The past few years have been unsettling for Andrew Beal, the publicity-shy billionaire banker from Plano, Texas, who has a penchant for high-stakes poker. Like other smart money men, Beal is leery of asset prices fuelled by central bank intervention. So Beal hasn’t been making many loans recently and instead has built up a sizeable war chest of capital—enough to make more than $20 billion in fresh loans.
“There has not been anything to invest in. It’s the craziest environment, a world flooded with money,” says Beal. “It’s hard to sit by and pick your nose when you want to be doing deals.”
But with West Texas crude prices now down by 50 percent, to $50 a barrel, and many US oil and gas companies scrambling for cash, Beal has been quietly building an oil and gas lending team at his Texas bank, and though he has yet to close on his first deal, he expects to pull the trigger soon. “We are trying to get real active in the oil patch,” he says. “We’re looking at some decent-size deals, hiring people—we are going to go after it.” According to Beal, volatility will become the driving force in markets once the Fed actually begins raising rates. But this will have little effect on the inevitability of oil’s long-term price appreciation.
Andrew Beal, 62, is one commercial banker investors should pay attention to. With a self-made fortune estimated at $12 billion, he is the Warren Buffett of the banking business. Just as Buffett runs his insurance-centred holding firm, Berkshire Hathaway, almost as a personal hedge fund, so, too, does Beal run his bank. But unlike Buffett, Beal doesn’t have to entertain shareholders at annual meetings because he’s the sole owner of Beal Bank, which has 37 retail branches and $3.6 billion in deposits insured by the Federal Deposit Insurance Corporation (FDIC).

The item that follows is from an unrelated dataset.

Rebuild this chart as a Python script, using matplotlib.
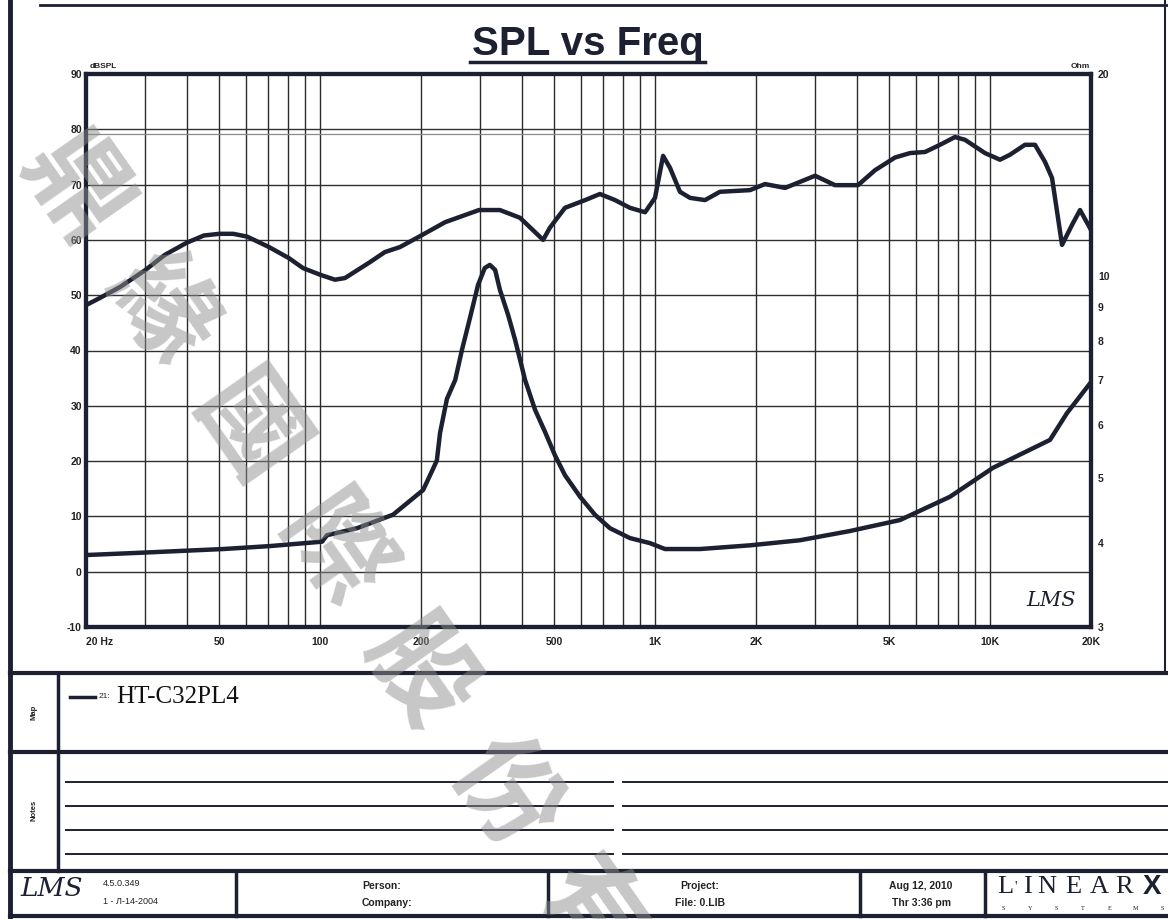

A math whiz who left Michigan State at the age of 20 to earn millions rehabbing and flipping apartment buildings, Beal founded his bank in 1988. It grew fast and became very profitable until 2004, when Beal got nervous about lax underwriting and risky terms in the market for residential and commercial real estate. So he stopped making loans, shrank his assets and all but shut down his bank. Beal spent the next three years honing his backgammon game and learning to race Nascars. After the financial crisis hit, Beal went into action, deploying his capital and snapping up distressed commercial and real estate loans—many from failing or failed banks that had been reckless. He more than tripled his bank’s assets to $11 billion, making enormous profits.
Then Beal put the brakes on again. He became convinced that central bankers had helped fuel a new credit bubble. He didn’t go as far as he did before the credit crisis—when Beal Bank was laying off workers while the balance sheets of most other banks swelled. But in the last two years or so, Beal Bank has been experiencing a high level of loan payoffs as people and businesses refinance their loans. Beal Bank has been originating only about $1.5 billion in loans a year.
By the end of 2014, Beal Bank’s assets had shrunk to $7.9 billion, and his dry powder was mounting. Still, the bank was profitable, earning $547 million on $611 million of net revenue last year. Now Beal Bank has in excess of $3.3 billion in equity capital, and its leverage ratio is approaching an unheard-of 50 percent of assets. The FDIC defines a well-capitalised bank as one that has a ratio of 5 percent capital. JPMorgan Chase’s leverage ratio stands at about 5.9 percent.